また、上告人における夏期冬期休暇は、有給休暇として所定の期間内に所定の日数を取得することができるものであるところ、郵便の業務を担当する時給制契約社員である被上告人は、夏期冬期休暇を与えられなかったことにより、当該所定の日数につき、本来する必要のなかった勤務をせざるを得なかったものといえるから、上記勤務をしたことによる財産的損害を受けたものということができる。

3.不合理性のポイント、有給休暇を取得できなかったことによる損害

(1)不合理性判断のポイント-存外簡単な論証

 最高裁は、夏期冬期休暇の趣旨を、

「労働から離れる機会を与えることにより、心身の回復を図るという目的」

であると理解したうえ、

①「正社員の勤続期間の長さに応じて定まるものとはされていない」こと、

②「時給制契約社員」が「繁忙期に限定された短期間の勤務ではなく、業務の繁閑に関わらない勤務が見込まれている」こと、

を指摘したうえ、不合理性を認めました。

 ①は、勤続期間が短くても夏期冬期休暇は認められているのだから、有期時給制契約社員の契約期間が短いことは夏期冬期休暇を与えない理由にはならないという意味だと思います。

 ②は、繁忙期の処理要員としてその時だけ勤務することが予定されているのであれば、その時に休暇をとれないのも致し方ないが、そうでなく正社員と同じように繁閑を通じて働くことが予定されているのであれば、夏期冬期に心身の回復を図る機会が付与されて然るべきではないかという意味ではないかと思います。

 条文構造が複雑である割に、存外簡単なロジックで結論を導いているという印象を受けます。

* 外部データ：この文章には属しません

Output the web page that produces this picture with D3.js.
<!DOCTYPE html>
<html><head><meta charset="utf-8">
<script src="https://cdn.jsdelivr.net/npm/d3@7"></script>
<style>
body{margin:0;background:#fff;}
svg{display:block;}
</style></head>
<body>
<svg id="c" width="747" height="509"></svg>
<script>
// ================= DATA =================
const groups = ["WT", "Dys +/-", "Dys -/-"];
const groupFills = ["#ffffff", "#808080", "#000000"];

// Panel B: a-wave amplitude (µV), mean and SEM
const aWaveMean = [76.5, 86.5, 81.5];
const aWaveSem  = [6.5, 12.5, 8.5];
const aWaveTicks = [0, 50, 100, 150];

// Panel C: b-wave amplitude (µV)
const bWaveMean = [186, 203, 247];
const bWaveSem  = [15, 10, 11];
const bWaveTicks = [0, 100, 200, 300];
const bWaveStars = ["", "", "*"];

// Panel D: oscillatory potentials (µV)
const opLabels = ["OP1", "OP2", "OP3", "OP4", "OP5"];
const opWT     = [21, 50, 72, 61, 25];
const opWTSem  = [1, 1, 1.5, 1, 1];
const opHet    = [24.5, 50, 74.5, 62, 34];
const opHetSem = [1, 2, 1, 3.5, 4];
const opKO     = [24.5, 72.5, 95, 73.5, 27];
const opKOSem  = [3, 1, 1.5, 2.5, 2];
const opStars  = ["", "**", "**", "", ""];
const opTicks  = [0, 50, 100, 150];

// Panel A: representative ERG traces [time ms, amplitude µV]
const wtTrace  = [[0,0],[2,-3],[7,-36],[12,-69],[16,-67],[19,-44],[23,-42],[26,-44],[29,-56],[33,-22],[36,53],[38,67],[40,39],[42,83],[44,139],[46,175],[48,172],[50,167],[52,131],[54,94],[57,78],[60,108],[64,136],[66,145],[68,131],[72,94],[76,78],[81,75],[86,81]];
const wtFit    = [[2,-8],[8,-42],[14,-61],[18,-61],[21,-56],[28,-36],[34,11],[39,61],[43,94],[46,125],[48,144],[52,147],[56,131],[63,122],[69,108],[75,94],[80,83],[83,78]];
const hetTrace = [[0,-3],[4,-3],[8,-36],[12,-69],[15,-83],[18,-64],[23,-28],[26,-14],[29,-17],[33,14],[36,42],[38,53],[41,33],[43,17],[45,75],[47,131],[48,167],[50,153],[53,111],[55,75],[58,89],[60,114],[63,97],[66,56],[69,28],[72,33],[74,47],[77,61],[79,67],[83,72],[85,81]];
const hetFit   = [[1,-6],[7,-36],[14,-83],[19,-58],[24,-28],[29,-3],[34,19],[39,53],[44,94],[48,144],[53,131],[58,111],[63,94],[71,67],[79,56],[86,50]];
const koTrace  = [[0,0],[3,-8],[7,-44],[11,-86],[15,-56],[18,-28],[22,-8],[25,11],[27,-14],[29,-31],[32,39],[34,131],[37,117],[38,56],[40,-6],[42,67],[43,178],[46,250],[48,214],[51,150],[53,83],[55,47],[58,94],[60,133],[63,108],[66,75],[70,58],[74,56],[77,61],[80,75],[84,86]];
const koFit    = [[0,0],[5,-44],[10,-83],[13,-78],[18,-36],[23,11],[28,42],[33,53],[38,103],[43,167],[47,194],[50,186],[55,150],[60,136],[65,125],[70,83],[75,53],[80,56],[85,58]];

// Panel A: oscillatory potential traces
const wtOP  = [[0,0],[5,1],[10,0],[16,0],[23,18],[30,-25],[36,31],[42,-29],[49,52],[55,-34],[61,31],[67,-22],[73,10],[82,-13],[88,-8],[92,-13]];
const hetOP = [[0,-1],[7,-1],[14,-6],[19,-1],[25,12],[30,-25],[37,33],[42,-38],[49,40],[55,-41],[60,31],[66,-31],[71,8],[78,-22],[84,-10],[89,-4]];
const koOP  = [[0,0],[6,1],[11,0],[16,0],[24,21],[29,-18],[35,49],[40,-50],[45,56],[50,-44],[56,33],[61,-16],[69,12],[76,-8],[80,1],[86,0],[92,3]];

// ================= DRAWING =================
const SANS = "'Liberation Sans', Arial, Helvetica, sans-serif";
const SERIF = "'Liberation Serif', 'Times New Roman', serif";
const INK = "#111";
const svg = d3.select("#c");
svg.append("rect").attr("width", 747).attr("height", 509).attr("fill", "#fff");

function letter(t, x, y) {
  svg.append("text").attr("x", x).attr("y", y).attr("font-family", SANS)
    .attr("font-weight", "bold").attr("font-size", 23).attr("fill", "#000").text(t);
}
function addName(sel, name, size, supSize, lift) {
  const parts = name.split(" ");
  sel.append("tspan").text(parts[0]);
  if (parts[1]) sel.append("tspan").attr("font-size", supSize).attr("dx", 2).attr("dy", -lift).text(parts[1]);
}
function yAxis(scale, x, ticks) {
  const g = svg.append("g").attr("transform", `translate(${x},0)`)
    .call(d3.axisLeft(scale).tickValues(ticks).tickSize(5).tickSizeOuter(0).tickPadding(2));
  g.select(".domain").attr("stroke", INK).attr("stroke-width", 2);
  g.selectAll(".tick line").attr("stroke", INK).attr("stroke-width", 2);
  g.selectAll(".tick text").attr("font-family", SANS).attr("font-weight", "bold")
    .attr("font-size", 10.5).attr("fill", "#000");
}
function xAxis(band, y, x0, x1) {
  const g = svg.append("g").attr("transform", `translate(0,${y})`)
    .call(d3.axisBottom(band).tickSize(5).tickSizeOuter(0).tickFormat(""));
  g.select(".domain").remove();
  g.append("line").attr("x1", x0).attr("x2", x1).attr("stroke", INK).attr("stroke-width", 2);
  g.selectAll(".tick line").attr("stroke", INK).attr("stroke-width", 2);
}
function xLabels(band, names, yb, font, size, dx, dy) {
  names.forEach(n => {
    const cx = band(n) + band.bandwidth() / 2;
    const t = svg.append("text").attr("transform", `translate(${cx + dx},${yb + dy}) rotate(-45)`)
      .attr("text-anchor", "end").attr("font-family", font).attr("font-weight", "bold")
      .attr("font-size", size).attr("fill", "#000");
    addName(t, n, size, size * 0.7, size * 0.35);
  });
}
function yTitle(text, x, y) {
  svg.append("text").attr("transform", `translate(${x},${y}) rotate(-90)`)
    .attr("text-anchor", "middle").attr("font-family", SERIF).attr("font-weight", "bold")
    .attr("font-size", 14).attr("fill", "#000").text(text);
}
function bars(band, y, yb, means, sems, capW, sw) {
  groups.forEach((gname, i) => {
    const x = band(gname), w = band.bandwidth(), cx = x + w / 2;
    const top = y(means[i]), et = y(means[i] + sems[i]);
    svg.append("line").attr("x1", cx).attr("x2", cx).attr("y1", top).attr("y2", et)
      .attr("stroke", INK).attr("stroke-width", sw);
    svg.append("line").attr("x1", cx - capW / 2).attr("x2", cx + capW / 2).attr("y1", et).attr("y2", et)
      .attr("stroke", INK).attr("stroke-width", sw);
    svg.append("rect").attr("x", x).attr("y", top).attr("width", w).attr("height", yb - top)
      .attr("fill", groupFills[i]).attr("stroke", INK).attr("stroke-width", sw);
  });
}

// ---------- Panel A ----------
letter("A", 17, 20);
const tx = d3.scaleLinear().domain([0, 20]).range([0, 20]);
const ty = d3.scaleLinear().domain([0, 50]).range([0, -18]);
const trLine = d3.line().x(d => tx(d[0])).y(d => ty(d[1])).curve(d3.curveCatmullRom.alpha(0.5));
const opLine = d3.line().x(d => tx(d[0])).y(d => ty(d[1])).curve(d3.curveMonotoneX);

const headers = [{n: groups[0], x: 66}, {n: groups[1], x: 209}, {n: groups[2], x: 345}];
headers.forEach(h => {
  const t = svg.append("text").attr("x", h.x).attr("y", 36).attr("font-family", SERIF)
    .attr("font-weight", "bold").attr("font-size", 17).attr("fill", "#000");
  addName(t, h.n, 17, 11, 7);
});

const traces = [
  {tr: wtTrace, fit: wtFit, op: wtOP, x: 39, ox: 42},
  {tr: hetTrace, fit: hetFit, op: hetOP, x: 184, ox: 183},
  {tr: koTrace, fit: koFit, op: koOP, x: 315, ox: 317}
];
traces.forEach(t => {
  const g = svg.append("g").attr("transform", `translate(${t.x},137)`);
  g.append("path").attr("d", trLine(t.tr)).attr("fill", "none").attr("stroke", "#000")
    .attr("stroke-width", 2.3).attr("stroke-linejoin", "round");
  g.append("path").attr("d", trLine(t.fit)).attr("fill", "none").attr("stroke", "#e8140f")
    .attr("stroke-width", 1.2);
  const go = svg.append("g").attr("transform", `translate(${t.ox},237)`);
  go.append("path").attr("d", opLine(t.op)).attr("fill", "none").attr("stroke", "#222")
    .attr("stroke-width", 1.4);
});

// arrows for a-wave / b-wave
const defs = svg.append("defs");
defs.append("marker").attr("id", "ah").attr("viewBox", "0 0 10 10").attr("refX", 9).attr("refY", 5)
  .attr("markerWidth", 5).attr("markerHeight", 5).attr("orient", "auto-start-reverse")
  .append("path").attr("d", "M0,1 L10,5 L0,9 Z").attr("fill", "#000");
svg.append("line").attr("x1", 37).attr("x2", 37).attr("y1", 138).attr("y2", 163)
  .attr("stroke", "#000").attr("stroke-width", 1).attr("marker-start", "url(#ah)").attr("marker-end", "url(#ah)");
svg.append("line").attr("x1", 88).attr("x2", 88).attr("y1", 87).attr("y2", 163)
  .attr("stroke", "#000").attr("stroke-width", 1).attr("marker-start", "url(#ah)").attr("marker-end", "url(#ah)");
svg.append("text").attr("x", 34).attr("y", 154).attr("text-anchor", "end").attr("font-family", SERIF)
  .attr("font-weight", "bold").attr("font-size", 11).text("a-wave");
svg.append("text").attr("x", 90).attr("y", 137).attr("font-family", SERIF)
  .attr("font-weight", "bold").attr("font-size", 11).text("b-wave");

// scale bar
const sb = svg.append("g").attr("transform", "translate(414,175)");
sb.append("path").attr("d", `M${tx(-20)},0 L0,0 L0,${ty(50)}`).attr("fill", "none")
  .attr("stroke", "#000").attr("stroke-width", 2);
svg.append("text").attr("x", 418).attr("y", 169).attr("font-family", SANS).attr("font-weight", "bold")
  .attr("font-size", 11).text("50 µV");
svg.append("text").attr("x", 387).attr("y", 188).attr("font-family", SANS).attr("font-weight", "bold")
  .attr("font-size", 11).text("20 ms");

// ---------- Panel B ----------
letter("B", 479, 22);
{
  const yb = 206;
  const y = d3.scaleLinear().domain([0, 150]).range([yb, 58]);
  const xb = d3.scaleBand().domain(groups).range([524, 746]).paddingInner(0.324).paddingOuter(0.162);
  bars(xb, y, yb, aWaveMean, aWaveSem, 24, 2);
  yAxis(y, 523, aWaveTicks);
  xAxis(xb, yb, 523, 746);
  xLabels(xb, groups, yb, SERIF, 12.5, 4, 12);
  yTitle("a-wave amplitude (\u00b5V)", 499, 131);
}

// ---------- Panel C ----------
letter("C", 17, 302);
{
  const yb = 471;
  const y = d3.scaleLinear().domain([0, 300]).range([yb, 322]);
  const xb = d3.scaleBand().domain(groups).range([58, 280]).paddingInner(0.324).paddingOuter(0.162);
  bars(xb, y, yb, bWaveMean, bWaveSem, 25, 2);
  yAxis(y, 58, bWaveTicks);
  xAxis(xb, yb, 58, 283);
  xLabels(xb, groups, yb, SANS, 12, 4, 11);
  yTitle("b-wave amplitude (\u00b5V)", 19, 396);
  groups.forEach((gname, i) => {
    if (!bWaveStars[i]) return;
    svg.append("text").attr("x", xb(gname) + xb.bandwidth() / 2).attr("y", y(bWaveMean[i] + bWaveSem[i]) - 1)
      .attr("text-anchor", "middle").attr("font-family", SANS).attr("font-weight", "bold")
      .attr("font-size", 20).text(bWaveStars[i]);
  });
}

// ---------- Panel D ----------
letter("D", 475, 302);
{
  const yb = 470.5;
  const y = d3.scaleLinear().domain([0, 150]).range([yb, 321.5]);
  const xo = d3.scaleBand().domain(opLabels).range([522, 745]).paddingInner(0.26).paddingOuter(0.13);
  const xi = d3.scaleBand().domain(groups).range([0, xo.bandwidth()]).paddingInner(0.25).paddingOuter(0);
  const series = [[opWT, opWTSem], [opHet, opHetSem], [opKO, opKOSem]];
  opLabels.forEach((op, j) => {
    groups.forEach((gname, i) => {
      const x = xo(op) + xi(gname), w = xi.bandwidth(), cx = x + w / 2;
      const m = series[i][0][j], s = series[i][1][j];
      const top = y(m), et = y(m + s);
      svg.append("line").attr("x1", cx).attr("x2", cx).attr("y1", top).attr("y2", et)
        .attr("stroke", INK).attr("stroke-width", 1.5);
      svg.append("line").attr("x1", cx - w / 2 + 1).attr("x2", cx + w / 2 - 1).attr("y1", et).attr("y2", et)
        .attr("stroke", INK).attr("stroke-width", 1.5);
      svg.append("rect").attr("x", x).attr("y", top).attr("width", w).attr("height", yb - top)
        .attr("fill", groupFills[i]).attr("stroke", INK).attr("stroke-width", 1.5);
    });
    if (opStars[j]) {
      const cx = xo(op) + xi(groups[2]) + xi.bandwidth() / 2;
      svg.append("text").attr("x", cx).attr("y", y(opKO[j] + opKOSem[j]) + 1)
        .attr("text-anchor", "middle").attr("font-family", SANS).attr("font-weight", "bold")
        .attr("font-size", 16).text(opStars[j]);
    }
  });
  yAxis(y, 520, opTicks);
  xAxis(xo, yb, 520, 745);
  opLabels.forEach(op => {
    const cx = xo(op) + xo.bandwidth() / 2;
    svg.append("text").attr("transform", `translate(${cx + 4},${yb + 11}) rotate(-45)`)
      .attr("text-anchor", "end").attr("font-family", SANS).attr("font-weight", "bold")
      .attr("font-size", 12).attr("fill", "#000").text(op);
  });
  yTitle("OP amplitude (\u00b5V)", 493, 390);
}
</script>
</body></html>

 労働契約法旧20条は現在は消滅していますが、その趣旨は「短時間労働者及び有期雇用労働者の雇用管理の改善等に関する法律」という名前の法律の第8条、第9条に取り込まれています。今後、正規・非正規の格差の問題は、この両条文の解釈という形で争われて行くことになります。その際には、労働契約法旧20条に関する裁判例が参考になります。地裁、高裁と長大な議論の積み重ねのうえになされている判示であるにせよ、今回最高裁が示した程度の論証で不合理性を立証できるのであれば、難解を極めていた労働契約法20条裁判は大分やり易くなる可能性があると思います。本件の判示は、

「労働から離れる機会を与えることにより、心身の回復を図るという目的」

での有休の休暇の付与の有無に差があるケースにおいて、訴訟で発生する主張立証の労力を大幅に減少させる意味を持っているように思われます。

(2)有休休暇を取得できなかったことによる損害

 本件は労働契約法旧20条との関係が主要な議論の対象になっていますが、個人的には有給休暇を取得できなかったことによる損害の認定に係る判示にも注目しています。

 有給休暇を取得できなかったことを損害とみるかどうかには二通りの考え方があります。

 一つは財産的な損害を観念できないとする考え方です。有給休暇を取得して休暇を有給にした場合と出勤して給料の支給を受けた場合とでは財産状態に差は生じない、ゆえに損害は発生していないとする考え方です。

 もう一つは、有給休暇の日数分に相当する賃金額を損害とみる考え方です。

 最高裁は後者の考え方を採用しました。これは有給休暇の取得妨害に係る裁判例にも影響力を持つだろうと思います。